Jasen (/sl/; Jasena) is a settlement immediately southeast of Ilirska Bistrica in the Inner Carniola region of Slovenia.

==Mass graves==

Jasen is the site of five known mass graves or unmarked graves from the Second World War. Four of them contain the remains of German soldiers from the 97th Corps that fell at the beginning of May 1945. The Jasen Mass Grave (Grobišče Jasen) encompasses three sites 70 m from the house at Jasen no. 1a. They contain the remains of 84, eight, and six soldiers, respectively. The Jasen No. 11 Mass Grave (Grobišče pri hiši Jasen 11) lies in the yard of the house at Jasen no. 11a. It contains the remains of three or four soldiers. The Church Grave (Grob pri cerkvi) is located by an electric pole between the house at Jasen no. 16a and the church. It contains the remains of one soldier. The Jasen No. 4 Grave (Grob pri hiši Jasen 4) lies in the yard of the house at Jasen no. 4. It contains the remains of one soldier.
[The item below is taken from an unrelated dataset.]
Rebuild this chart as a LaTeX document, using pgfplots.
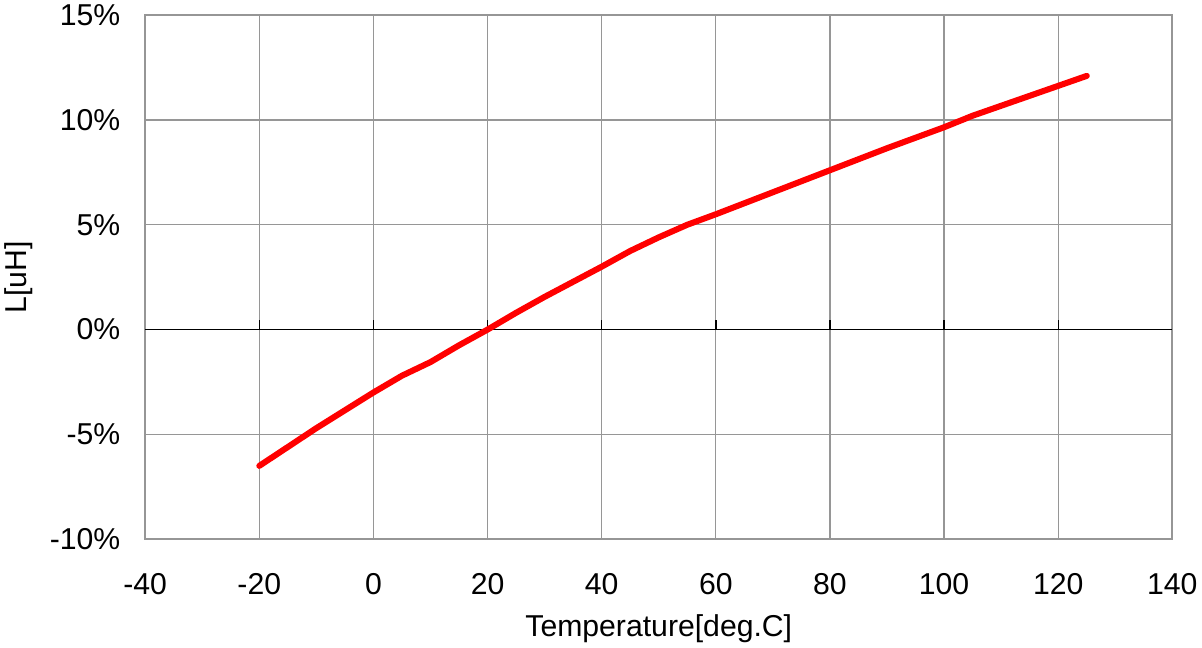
\documentclass[border=0pt]{standalone}
\usepackage{pgfplots}
\pgfplotsset{compat=1.18}
\usepackage{fontspec}
\setmainfont{Liberation Sans}
\definecolor{gridgray}{RGB}{150,150,150}
\begin{document}
\begin{tikzpicture}
\begin{axis}[
  scale only axis,
  width=765.75pt, height=390.75pt,
  xmin=-40, xmax=140, ymin=-10, ymax=15,
  xtick={-40,-20,...,140},
  ytick={-10,-5,...,15},
  grid=major,
  major grid style={gridgray, line width=0.9pt},
  axis line style={gridgray, line width=1.5pt},
  tick style={draw=none},
  /pgf/number format/assume math mode=true,
  yticklabel={\pgfmathprintnumber{\tick}\%},
  ticklabel style={font=\fontsize{22.5}{26}\selectfont},
  label style={font=\fontsize{22.5}{26}\selectfont},
  xlabel={Temperature[deg.C]},
  ylabel={L[uH]},
  xticklabel style={yshift=-22pt},
  yticklabel style={xshift=-15pt},
  xlabel style={yshift=-8pt},
  ylabel style={yshift=6pt},
]
\draw[black, line width=1pt] (axis cs:-40,0) -- (axis cs:140,0);
\foreach \xx in {-20,0,...,120} {
  \edef\tmp{\noexpand\draw[black, line width=1pt] (axis cs:\xx,0) -- (axis cs:\xx,0.45);}\tmp
}
\addplot[red, line width=4.5pt, line cap=round, line join=round] coordinates {
(-20,-6.5) (-10,-4.7) (0,-3.0) (5,-2.2) (10,-1.55) (15,-0.75) (20,0) (25,0.8) (30,1.56) (40,3.0) (45,3.75) (50,4.4) (55,5.0) (60,5.5) (70,6.55) (80,7.6) (90,8.65) (100,9.65) (105,10.2) (115,11.15) (125,12.1)
};
\end{axis}
\end{tikzpicture}
\end{document}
The Baba Mass Grave (Grobišče Pod babo) is located in the bushes next to a fenced pasture about 300 m northeast of the house at Jasen no. 48. It contains the remains of two Chetniks accidentally shot by German troops.

==Church==
The small church in the settlement is dedicated to Saint Joachim and belongs to the Parish of Ilirska Bistrica.